Oh, sure, you’ve got your “Huckleberry Finns” and your “Beloveds” and “Great Gatsbys” — outstanding novels, all. But Eliyannah Amirah Yisrael would like to persuade you that the great American read is in fact seven novels written by an Englishwoman: the Harry Potter series by J. K. Rowling. She’ll be making her case for Potter next Tuesday on the season launch of the PBS series “The Great American Read,” which is the quest for — well, perhaps not the best, but Americans’ best-loved novel.
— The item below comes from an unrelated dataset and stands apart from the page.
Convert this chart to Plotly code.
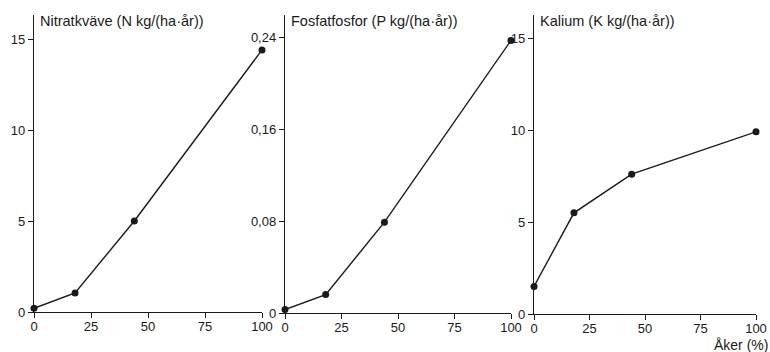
import plotly.graph_objects as go

# Share of arable land (%) in the catchment
aker = [0, 18, 44, 100]

# Leaching per nutrient, kg/(ha·år)
nitrat = [0.2, 1.05, 5.0, 14.4]
fosfat = [0.003, 0.016, 0.079, 0.237]
kalium = [1.5, 5.5, 7.6, 9.9]

titles = ["Nitratkväve (N kg/(ha·år))",
          "Fosfatfosfor (P kg/(ha·år))",
          "Kalium (K kg/(ha·år))"]

x_ticks = [0, 25, 50, 75, 100]
y_ticks_n = [0, 5, 10, 15]
y_ticks_p = [0, 0.08, 0.16, 0.24]
y_ticktext_p = ["0", "0,08", "0,16", "0,24"]
y_ticks_k = [0, 5, 10, 15]

W, H = 770, 352
FONT = "Liberation Sans"
INK = "#1a1a1a"

series = [nitrat, fosfat, kalium]
# panel pixel boxes: (x_left, x_right, y_zero, y_top)
boxes = [(34, 262, 312, 15), (285, 511, 313, 15), (534, 756, 314, 15)]
# data value at the top of each y axis
y_tops = [(312 - 15) / 18.2, (313 - 15) / 1150.0, (314 - 15) / 18.4]

fig = go.Figure()
for i, (vals, box) in enumerate(zip(series, boxes)):
    n = "" if i == 0 else str(i + 1)
    fig.add_trace(go.Scatter(
        x=aker, y=vals, mode="lines+markers",
        line=dict(color=INK, width=1.4),
        marker=dict(color=INK, size=7),
        cliponaxis=False, showlegend=False,
        xaxis="x" + n, yaxis="y" + n,
    ))
    xl, xr, y0, yt = box
    xdom = [xl / W, xr / W]
    ydom = [(H - y0) / H, (H - yt) / H]
    common = dict(showline=True, linecolor=INK, linewidth=1.4,
                  ticks="outside", tickcolor=INK, tickwidth=1.2,
                  showgrid=False, zeroline=False, automargin=False,
                  tickfont=dict(family=FONT, size=13, color=INK))
    fig.layout["xaxis" + n] = dict(domain=xdom, range=[0, 100], anchor="y" + n,
                                   tickvals=x_ticks, ticklen=5,
                                   ticklabelstandoff=-3, **common)
    if i == 1:
        yt_vals, yt_text = y_ticks_p, y_ticktext_p
    else:
        yt_vals = y_ticks_n if i == 0 else y_ticks_k
        yt_text = [str(v) for v in yt_vals]
    fig.layout["yaxis" + n] = dict(domain=ydom, range=[0, y_tops[i]], anchor="x" + n,
                                   tickvals=yt_vals, ticktext=yt_text, ticklen=5,
                                   **common)
    fig.add_annotation(text=titles[i], xref="paper", yref="paper",
                       x=(xl + 4) / W, y=(H - 21) / H, xanchor="left", yanchor="middle",
                       showarrow=False,
                       font=dict(family=FONT, size=14.5, color=INK))

fig.add_annotation(text="Åker (%)", xref="paper", yref="paper",
                   x=770 / W, y=(H - 345) / H, xanchor="right", yanchor="middle",
                   showarrow=False, font=dict(family=FONT, size=14, color=INK))

fig.update_layout(width=W, height=H, margin=dict(l=0, r=0, t=0, b=0),
                  paper_bgcolor="white", plot_bgcolor="white")
fig.write_html("out.html")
Yisrael has worked here on TV shows like “Empire” and “Westworld,” and is now on a Fox feature film. She came late to the books but is such a devotee that she crafted a web series about the Potter character she identifies with. “Hermione Granger and the Quarter Life Crisis” brings the young witch to Los Angeles to stay with nonmagical relatives. Yisrael casts Hermione as a black woman. This is not at all implausible; the book drops some hints, and when the Rowling play “Harry Potter and the Cursed Child” debuted on the London stage two years ago, Hermione was played by a black woman. For Yisrael, the Potter magic is not how other-worldly it all feels, but how familiar.


How does a girl from the south side of Chicago end up championing novels about wizards and witches in an imaginary castle in a place that seems to be Scotland?

How indeed?! I grew up just absolutely obsessed with books. I have been reading for as long as I can remember. It’s always been my favorite hobby. And I feel like people have really interesting hobbies and mine is so classic — reading books.

When I was in college, my little brother was in sixth grade, and one of his classmates had one of the Harry Potter books and we had just watched the first two movies at our house, and so wanted to read the books.

But my mom was kind of nervous because she’d been hearing some things about how maybe they weren't a good influence on kids, and they sort of encouraged the practice of witchcraft, and she had some concerns in that area.

But you’d already seen the first two movies at your house.

She hadn’t seen them. My mom was working two jobs and she was in college, she was getting her bachelor’s degree at that time. She was just really busy so she wasn’t able to sit down and watch the movies with us.

She was telling me about the situation and I volunteered because again I love to read anyway.

And to be quite honest with you, I didn't intend to finish the book. I figured I would read a couple of chapters, skip to the end, and tell her that it was OK, because I had seen the movies. So I knew that it was fine.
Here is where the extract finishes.